DIRECTIONS - Write out all the lines again, precisely as they stand, but without the images.

## Start RECORDED INFORMATION

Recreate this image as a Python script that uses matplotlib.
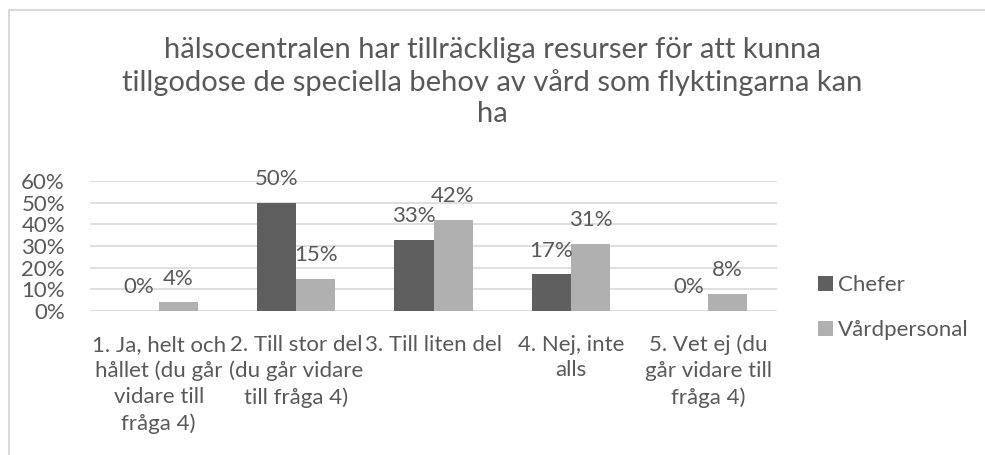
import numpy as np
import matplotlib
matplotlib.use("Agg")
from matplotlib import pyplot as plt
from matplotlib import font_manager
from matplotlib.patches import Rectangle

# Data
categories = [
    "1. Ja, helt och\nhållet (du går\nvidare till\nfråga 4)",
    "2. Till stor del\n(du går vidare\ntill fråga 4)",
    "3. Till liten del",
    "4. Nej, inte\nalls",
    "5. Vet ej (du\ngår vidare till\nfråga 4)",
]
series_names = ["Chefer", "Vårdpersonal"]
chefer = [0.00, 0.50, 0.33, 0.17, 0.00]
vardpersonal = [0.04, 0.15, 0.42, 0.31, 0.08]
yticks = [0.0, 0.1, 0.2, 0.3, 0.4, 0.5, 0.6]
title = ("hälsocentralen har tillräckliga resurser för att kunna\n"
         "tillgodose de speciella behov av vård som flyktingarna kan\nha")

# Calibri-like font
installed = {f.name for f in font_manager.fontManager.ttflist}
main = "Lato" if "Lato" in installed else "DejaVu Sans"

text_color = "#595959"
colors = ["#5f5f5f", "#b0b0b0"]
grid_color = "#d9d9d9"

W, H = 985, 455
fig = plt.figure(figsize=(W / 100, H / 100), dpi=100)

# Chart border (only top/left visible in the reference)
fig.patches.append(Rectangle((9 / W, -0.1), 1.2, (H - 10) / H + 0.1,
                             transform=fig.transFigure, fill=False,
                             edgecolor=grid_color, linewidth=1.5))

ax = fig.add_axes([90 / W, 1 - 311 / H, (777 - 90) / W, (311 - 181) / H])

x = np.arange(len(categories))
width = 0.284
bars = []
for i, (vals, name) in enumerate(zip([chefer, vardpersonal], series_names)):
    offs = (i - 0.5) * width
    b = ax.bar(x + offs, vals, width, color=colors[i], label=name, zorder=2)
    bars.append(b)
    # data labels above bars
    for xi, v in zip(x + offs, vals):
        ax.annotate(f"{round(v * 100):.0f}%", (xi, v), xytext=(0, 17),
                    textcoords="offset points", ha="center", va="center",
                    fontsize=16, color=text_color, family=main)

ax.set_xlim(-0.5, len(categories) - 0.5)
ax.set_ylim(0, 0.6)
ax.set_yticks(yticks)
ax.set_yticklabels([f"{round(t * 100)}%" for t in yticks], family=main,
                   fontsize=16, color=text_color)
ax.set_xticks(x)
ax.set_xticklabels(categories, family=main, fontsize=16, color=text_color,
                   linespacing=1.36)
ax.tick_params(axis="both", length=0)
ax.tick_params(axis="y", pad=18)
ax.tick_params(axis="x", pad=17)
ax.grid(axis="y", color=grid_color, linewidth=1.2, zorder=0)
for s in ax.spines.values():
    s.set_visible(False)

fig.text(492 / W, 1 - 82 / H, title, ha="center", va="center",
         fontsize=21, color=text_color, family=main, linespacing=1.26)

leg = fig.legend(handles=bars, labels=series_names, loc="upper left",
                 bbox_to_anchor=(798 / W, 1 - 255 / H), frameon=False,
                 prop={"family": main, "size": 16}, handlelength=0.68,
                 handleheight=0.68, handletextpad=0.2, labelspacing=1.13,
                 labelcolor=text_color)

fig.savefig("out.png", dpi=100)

## End RECORDED INFORMATION

EXPECTED OUTPUT -
Recreate this image as a Python script that uses matplotlib.
import numpy as np
import matplotlib
matplotlib.use("Agg")
from matplotlib import pyplot as plt
from matplotlib import font_manager
from matplotlib.patches import Rectangle

# Data
categories = [
    "1. Ja, helt och\nhållet (du går\nvidare till\nfråga 4)",
    "2. Till stor del\n(du går vidare\ntill fråga 4)",
    "3. Till liten del",
    "4. Nej, inte\nalls",
    "5. Vet ej (du\ngår vidare till\nfråga 4)",
]
series_names = ["Chefer", "Vårdpersonal"]
chefer = [0.00, 0.50, 0.33, 0.17, 0.00]
vardpersonal = [0.04, 0.15, 0.42, 0.31, 0.08]
yticks = [0.0, 0.1, 0.2, 0.3, 0.4, 0.5, 0.6]
title = ("hälsocentralen har tillräckliga resurser för att kunna\n"
         "tillgodose de speciella behov av vård som flyktingarna kan\nha")

# Calibri-like font
installed = {f.name for f in font_manager.fontManager.ttflist}
main = "Lato" if "Lato" in installed else "DejaVu Sans"

text_color = "#595959"
colors = ["#5f5f5f", "#b0b0b0"]
grid_color = "#d9d9d9"

W, H = 985, 455
fig = plt.figure(figsize=(W / 100, H / 100), dpi=100)

# Chart border (only top/left visible in the reference)
fig.patches.append(Rectangle((9 / W, -0.1), 1.2, (H - 10) / H + 0.1,
                             transform=fig.transFigure, fill=False,
                             edgecolor=grid_color, linewidth=1.5))

ax = fig.add_axes([90 / W, 1 - 311 / H, (777 - 90) / W, (311 - 181) / H])

x = np.arange(len(categories))
width = 0.284
bars = []
for i, (vals, name) in enumerate(zip([chefer, vardpersonal], series_names)):
    offs = (i - 0.5) * width
    b = ax.bar(x + offs, vals, width, color=colors[i], label=name, zorder=2)
    bars.append(b)
    # data labels above bars
    for xi, v in zip(x + offs, vals):
        ax.annotate(f"{round(v * 100):.0f}%", (xi, v), xytext=(0, 17),
                    textcoords="offset points", ha="center", va="center",
                    fontsize=16, color=text_color, family=main)

ax.set_xlim(-0.5, len(categories) - 0.5)
ax.set_ylim(0, 0.6)
ax.set_yticks(yticks)
ax.set_yticklabels([f"{round(t * 100)}%" for t in yticks], family=main,
                   fontsize=16, color=text_color)
ax.set_xticks(x)
ax.set_xticklabels(categories, family=main, fontsize=16, color=text_color,
                   linespacing=1.36)
ax.tick_params(axis="both", length=0)
ax.tick_params(axis="y", pad=18)
ax.tick_params(axis="x", pad=17)
ax.grid(axis="y", color=grid_color, linewidth=1.2, zorder=0)
for s in ax.spines.values():
    s.set_visible(False)

fig.text(492 / W, 1 - 82 / H, title, ha="center", va="center",
         fontsize=21, color=text_color, family=main, linespacing=1.26)

leg = fig.legend(handles=bars, labels=series_names, loc="upper left",
                 bbox_to_anchor=(798 / W, 1 - 255 / H), frameon=False,
                 prop={"family": main, "size": 16}, handlelength=0.68,
                 handleheight=0.68, handletextpad=0.2, labelspacing=1.13,
                 labelcolor=text_color)

fig.savefig("out.png", dpi=100)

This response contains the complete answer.